Get the recipe for lamb steaks with Mediterranean marinade here
Cajun chicken is always a favourite for a barbecue and it just takes a few store cupboard ingredients to make your own. Classic Cajun is a spice rub which acts as a marinade. Rub it into chicken pieces – it's worth making slashes in the flesh first – and leave for an hour or two. Mix 2tbsp paprika with 1tsp each dried oregano and thyme, 0.5tsp cayenne, 2tsp sea salt, two crushed garlic cloves and 2tbsp oil.
Discover more winning chicken recipes everyone will love here
Here's a marinade with a difference for chicken tikka. It's based on sweet rice vinegar which is combined with ginger, garlic, fresh chillies, chilli powder, turmeric, sugar, oil and salt. Boneless chicken thighs, with the skin on, are best as breast fillets dry out more easily.

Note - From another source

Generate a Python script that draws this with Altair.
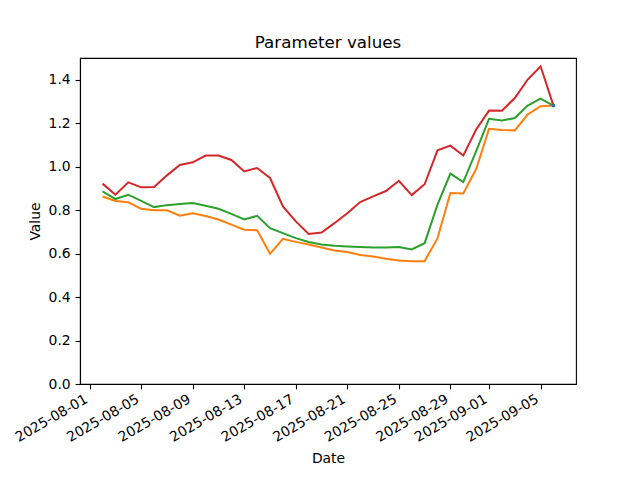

This irresistible marinade packs a rich, savoury punch thanks to the inclusion of miso. It's surprisingly easy to make, although you need to allow two days for marinating. This recipe uses black cod but any piece of thick, fresh cod will do the job perfectly and it's definitely worth the wait. It would work really with chicken too.
Fiery Middle Eastern harissa (a hot chilli pepper paste) makes a perfect marinade for this lamb burger recipe. Simply combined with cooked onion and parsley, the heat of the harissa contrasts well with lamb, which is quite sweet and slightly fatty. It's a very easy recipe which just needs a few hours of marinating.
Fresh sardines are great on the grill with a simple marinade of oil, lemon zest, and dried oregano or parsley. But if you want to take them to the next level, our two-step marinade recipe, with flavours of curry leaves, black mustard seeds and fennel seeds, will do just that. It's always better to cook sardines on a fish grill over coals – they'll be easier to turn, they won't fall on to the coals and your kitchen won't smell of fish!
Try a Chinese-style beer marinade for ribs – the ribs are cooked low and slow in the marinade, then finished on the barbecue so they become glazed and wonderfully charred. This recipe suggests using Tsingtao, a Chinese beer, but any lager-style beer would be a perfect substitute.
Caribbean jerk seasoning can be a dry rub or a wet marinade, but always has those signature Scotch bonnet chillies and allspice. If you don't have any Scotch bonnet chilli, just use three to four dried chillies or 2tbsp dried chilli flakes. The chicken is best left to marinate overnight and served with a crunchy coleslaw to temper the heat.
This sweet marinade with a hint of chilli works perfectly with chunks of chicken breast and sweet potato. If you don't have any fresh oranges for the marinade, use 150ml (5fl oz) orange juice. You can prepare the skewers in advance and leave in the fridge for a few hours. The marinade is boiled and reduced to a thick, orange sauce to serve.
Buttermilk in a marinade acts as a tenderiser. For these chicken kebabs, the buttermilk is mixed with spices, lemon, hot pepper paste and garlic, before being grilled to add a charred exterior, complementing the tender meat. We highly recommend you make the easy garlic sauce to serve with the kebabs.
Cloves, cinnamon, nutmeg and cayenne pepper make pork kebabs so irresistibly aromatic. Combined with soy sauce and honey, you end up with a fabulous sweet, salty, sticky glaze. Marinate the pork overnight, if you can.
A great barbecue sauce is worth the little effort you need to put in to making your own, and so far removed from the sticky, gloopy ones you can buy. Ingredients are all from the cupboard, apart from a shallot (use an onion if you don't have). Our recipe is for pork steaks but this marinade works brilliantly with beef steaks, burgers or sausages.
A Thai-inspired marinade which works perfectly for prawns, squid or fish fillets. Mix two finely chopped lemongrass stalks with two shredded lime leaves, three crushed garlic cloves, 1tbsp grated ginger, two finely chopped spring onions and 1tbsp each of oil and fish sauce. Marinate the fish for about 45 minutes.
A simple but punchy marinade for steak is 2tbsp miso paste mixed with 2tbsp soy sauce, 2tsp rice vinegar and 1tbsp oil. It adds that savoury umami flavour to the steak and gives it a crunchy, slightly salty crust. You can use it for steaks or even a whole fillet or rump joint. Leave to marinate overnight for the best flavour.
You don't need to order in a takeaway for char siu pork. It's a really easy marinade to make from the store cupboard, and works perfectly for ribs, pork tenderloin or chops. Mix together 1tsp Chinese five-spice powder, 2tbsp honey, 2tbsp hoisin sauce and 2tbsp soy sauce. Marinate for at least four hours for maximum flavour.
Take a look at these surprisingly brilliant foods you can cook on the barbecue
If it's sticky, fall-apart ribs you're after, this is the marinade for you. It contains plenty of citrus, which combined with soy sauce, sugar and aromatic spices, adds a real zing to the flavour. The ribs are slow-cooked in the marinade to begin with, and finished on the barbecue. Brush with the marinade as they grill.
The pinchito spice mix of star anise, black pepper, caraway, cayenne, coriander seeds, cumin, garlic, oregano and turmeric, doesn't sound particularly Spanish. But it harks back to when Spain was occupied by the Moors. Leave cubes of chicken in the spice mix and lemon juice for 30 minutes. It also works brilliantly with lamb.